Мой знакомый аптекарь, желая доставить мне удовольствие половить рыбу, повез меня к его знакомому богатому крестьянину, у которого была мельница. Эта мельница находилась примерно в 20-25 километрах от города; мельник встретил нас очень радушно и сообщил, что у него в комнатах висят портреты наших Государей и что он чувствует большую симпатию к русским. Он угостил нас замечательно вкусным обедом, так как его симпатичная супруга была долгое время кухаркой в Париже. Прошло более 40 лет с тех пор, а я теперь вспоминаю это мое путешествие, как будто оно случилось не так давно. Все разговоры во время обеда с простым французским гражданином, тронувшие мою русскую душу, произвели неизгладимое впечатление и заставили думать, что в характере обоих народов можно найти много сходных черт, могущих служить для их оближения и взаимного понимания.
Из Бордо я поехал в Италию, причем ранее Рима, я посетил Геную и чудную Флоренцию, где пробыл три дня, осматривая музеи и любуясь ее окрестностями. В 1896 году итальянцы были разбиты Аббиссиндами, и потому престиж итальянцов в Европе был не особенно велик. Несмотря на то, что Италия имела чудный климат, великолепную почву, не поддающиеся описанию природные красоты и исторические места, привлекавшие громадное число туристов, нельзя было не изумляться, в какой бедности жил в то время итальянский народ. Везде был виден беспорядок, грязь, нищенство, и масса праздного народа, не желавшего работать. В таком состоянии Италия жила до мировой войны и только железная воля Муссолини была в состоянии навести в ней порядок, делающий ее неузнаваемой по сравнению с довоенной Италией. Мне пришлось быть в Италии после войны три раза, — в 1925, 1926 и 1937 годах, — и должен сказать, что надо удивляться, как мог один человек в такое короткое время так преобразовать страну и заставить итальянцев отказаться от лени, — качества столь часто встречающегося у народов, живущих в странах с южным климатом.

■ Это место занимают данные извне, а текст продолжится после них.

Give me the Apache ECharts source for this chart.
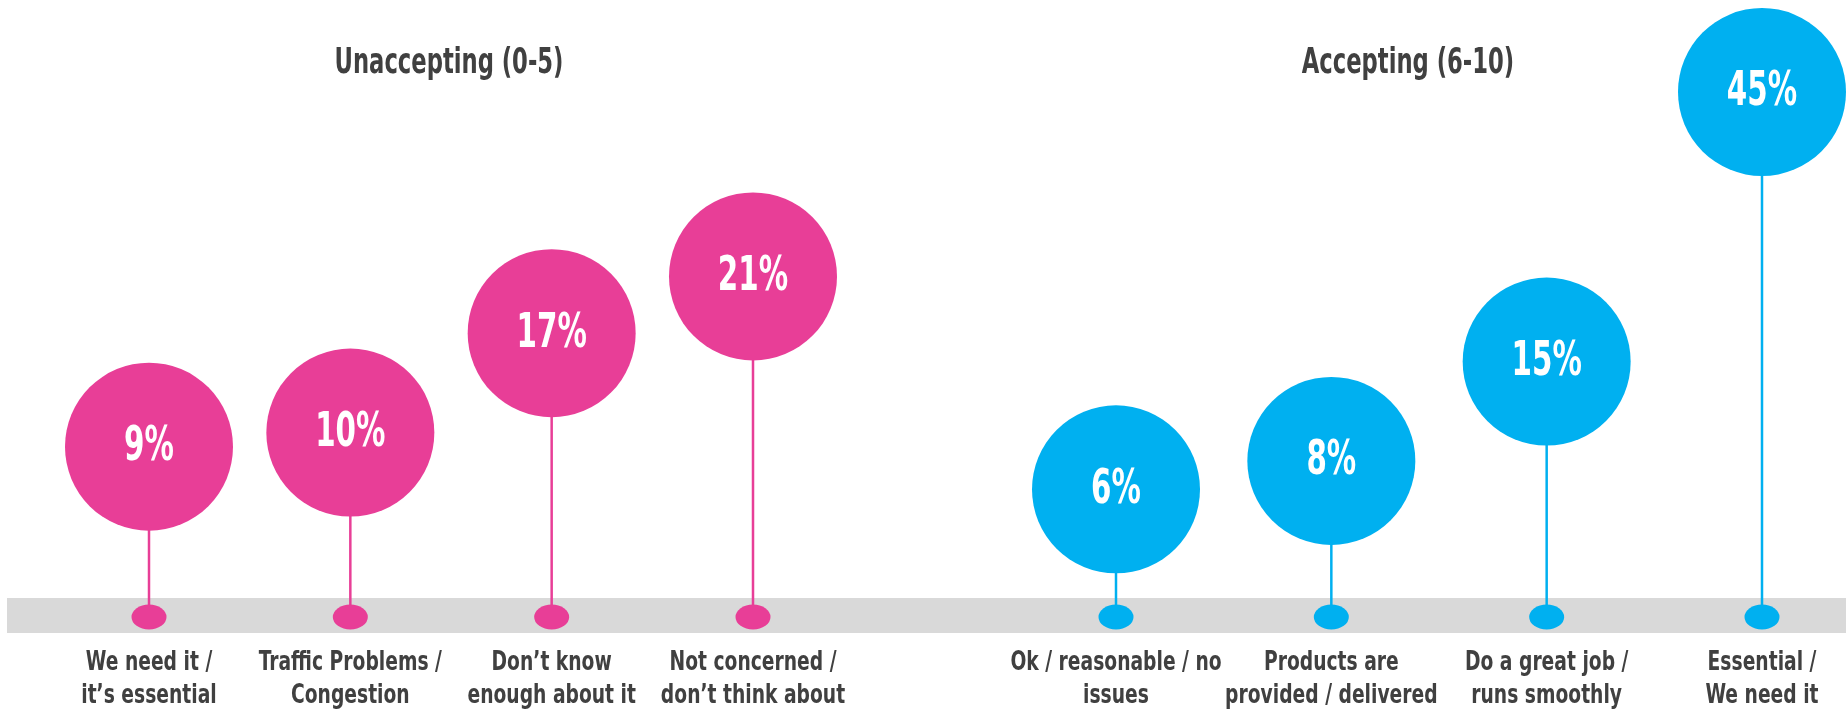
<!DOCTYPE html>
<html>
<head>
<meta charset="utf-8">
<script src="https://cdn.jsdelivr.net/npm/echarts@6/dist/echarts.min.js"></script>
<style>
html,body{margin:0;padding:0;background:#fff;}
#chart{width:1846px;height:721px;}
</style>
</head>
<body>
<div id="chart"></div>
<script>
// ---- data ----
const groupTitles = ['Unaccepting (0-5)', 'Accepting (6-10)'];
const unacceptingCategories = ['We need it /\nit’s essential', 'Traffic Problems /\nCongestion', 'Don’t know\nenough about it', 'Not concerned /\ndon’t think about'];
const unacceptingValues = [9, 10, 17, 21];
const acceptingCategories = ['Ok / reasonable / no\nissues', 'Products are\nprovided / delivered', 'Do a great job /\nruns smoothly', 'Essential /\nWe need it'];
const acceptingValues = [6, 8, 15, 45];

// ---- styling ----
const PINK = '#E83E97';
const BLUE = '#00B0F0';
const TEXT = '#404040';
const FONT = '"DejaVu Sans Condensed", "Liberation Sans Narrow", sans-serif';
const Y_MIN = -3;   // baseline (dots on the grey band)
const Y_CAP = 34;   // top of the plot; larger values are drawn at the top

const chart = echarts.init(document.getElementById('chart'), null, {renderer: 'canvas'});

function points(values, cats) {
  return values.map((v, i) => [i, Math.min(v, Y_CAP), v, cats[i]]);
}

function groupSeries(gi, values, cats, color) {
  const pts = points(values, cats);
  return [
    { // stems + category labels
      type: 'custom', xAxisIndex: gi, yAxisIndex: gi, z: 3, silent: true,
      data: pts,
      renderItem: function (params, api) {
        const i = params.dataIndex;
        const top = api.coord([api.value(0), api.value(1)]);
        const bot = api.coord([api.value(0), Y_MIN]);
        return {
          type: 'group',
          children: [
            {
              type: 'line',
              shape: {x1: bot[0], y1: bot[1], x2: top[0], y2: top[1]},
              style: {stroke: color, lineWidth: 2.5}
            },
            {
              type: 'text', x: bot[0], y: bot[1] + 30, scaleX: 0.8,
              style: {
                text: pts[i][3], fill: TEXT,
                fontFamily: FONT, fontWeight: 'bold', fontSize: 26, lineHeight: 33,
                align: 'center', verticalAlign: 'top', textAlign: 'center', textVerticalAlign: 'top'
              }
            }
          ]
        };
      }
    },
    { // dots on the band
      type: 'scatter', xAxisIndex: gi, yAxisIndex: gi, z: 4, silent: true,
      data: pts.map(p => [p[0], Y_MIN]),
      symbol: 'circle', symbolSize: [35, 25],
      itemStyle: {color: color, opacity: 1}
    },
    { // bubbles
      type: 'scatter', xAxisIndex: gi, yAxisIndex: gi, z: 5, silent: true,
      data: pts.map(p => [p[0], p[1]]),
      symbol: 'circle', symbolSize: 168,
      itemStyle: {color: color, opacity: 1}
    },
    { // percentage labels
      type: 'custom', xAxisIndex: gi, yAxisIndex: gi, z: 6, silent: true,
      data: pts,
      renderItem: function (params, api) {
        const i = params.dataIndex;
        const c = api.coord([api.value(0), api.value(1)]);
        return {
          type: 'text', x: c[0], y: c[1] + 1, scaleX: 0.68,
          style: {
            text: pts[i][2] + '%', fill: '#fff',
            fontFamily: FONT, fontWeight: 'bold', fontSize: 48,
            align: 'center', verticalAlign: 'middle', textAlign: 'center', textVerticalAlign: 'middle'
          }
        };
      }
    }
  ];
}

function xAxisFor(gi, cats) {
  return {
    type: 'category', gridIndex: gi, data: cats, boundaryGap: false,
    axisLine: {show: false}, axisTick: {show: false}, splitLine: {show: false},
    axisLabel: {show: false}
  };
}
function yAxisFor(gi) {
  return {type: 'value', gridIndex: gi, min: Y_MIN, max: Y_CAP, show: false};
}

function titleText(x, text) {
  return {
    type: 'text', z: 1, x: x, y: 64, scaleX: 0.7, silent: true,
    style: {
      text: text, fill: TEXT, fontFamily: FONT, fontWeight: 'bold', fontSize: 36,
      align: 'center', verticalAlign: 'middle', textAlign: 'center', textVerticalAlign: 'middle'
    }
  };
}

const option = {
  backgroundColor: '#fff',
  animation: false,
  grid: [
    {left: 149, width: 604, top: 92, bottom: 104},
    {left: 1116, width: 646, top: 92, bottom: 104}
  ],
  xAxis: [xAxisFor(0, unacceptingCategories), xAxisFor(1, acceptingCategories)],
  yAxis: [yAxisFor(0), yAxisFor(1)],
  graphic: [
    {type: 'rect', z: 0, silent: true, shape: {x: 7, y: 598, width: 1839, height: 35}, style: {fill: '#D9D9D9'}},
    titleText(449, groupTitles[0]),
    titleText(1408, groupTitles[1])
  ],
  series: [].concat(
    groupSeries(0, unacceptingValues, unacceptingCategories, PINK),
    groupSeries(1, acceptingValues, acceptingCategories, BLUE)
  )
};
chart.setOption(option);
</script>
</body>
</html>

После ознакомления с главными достопримечательностями Рима, я отправился в Неаполь, где оставался долее, чем в Риме, так как хотел более подробно ознакомиться с Везувием и с раскопками Помпеи и Геркуланума. Нечего и говорить о красоте вида на Везувий со стороны Неаполя: нельзя оторвать своего взгляда от подобной природы. Мне сказали в отеле, что едва ли будет можно совершить восхождение на Везувий, так как он очень неспокоен, и туристам не рекомендуют брать билеты для его посещения. И действительно, по вечерам можно было видеть большие выходы огня и дыма из главного кратера. Тем не менее я решил рискнуть и взял полный билет для восхождения на Везувий и для осмотра Помпеи и Геркуланума. После поездки по железной дороги я сел на верховую лошадь у подножия Везувия и в сопровождении двух проводников стал подниматься по дороге на гору. Сначала попадались маленькие селения и одиночные домики с виноградниками, а потом дорога сделалась очень узкой. Мы доехали верхом до известной высоты, а потом пришлось слезать с лошадей и идти пешком. Мальчишки, которые сопровождали нас, держась за хвост лошадей, повели лошадей домой, а мы стали взбираться на гору. В то время не было еще подъемной железной дороги, а путешествие пешком требовало крепких ног и хорошего сердца.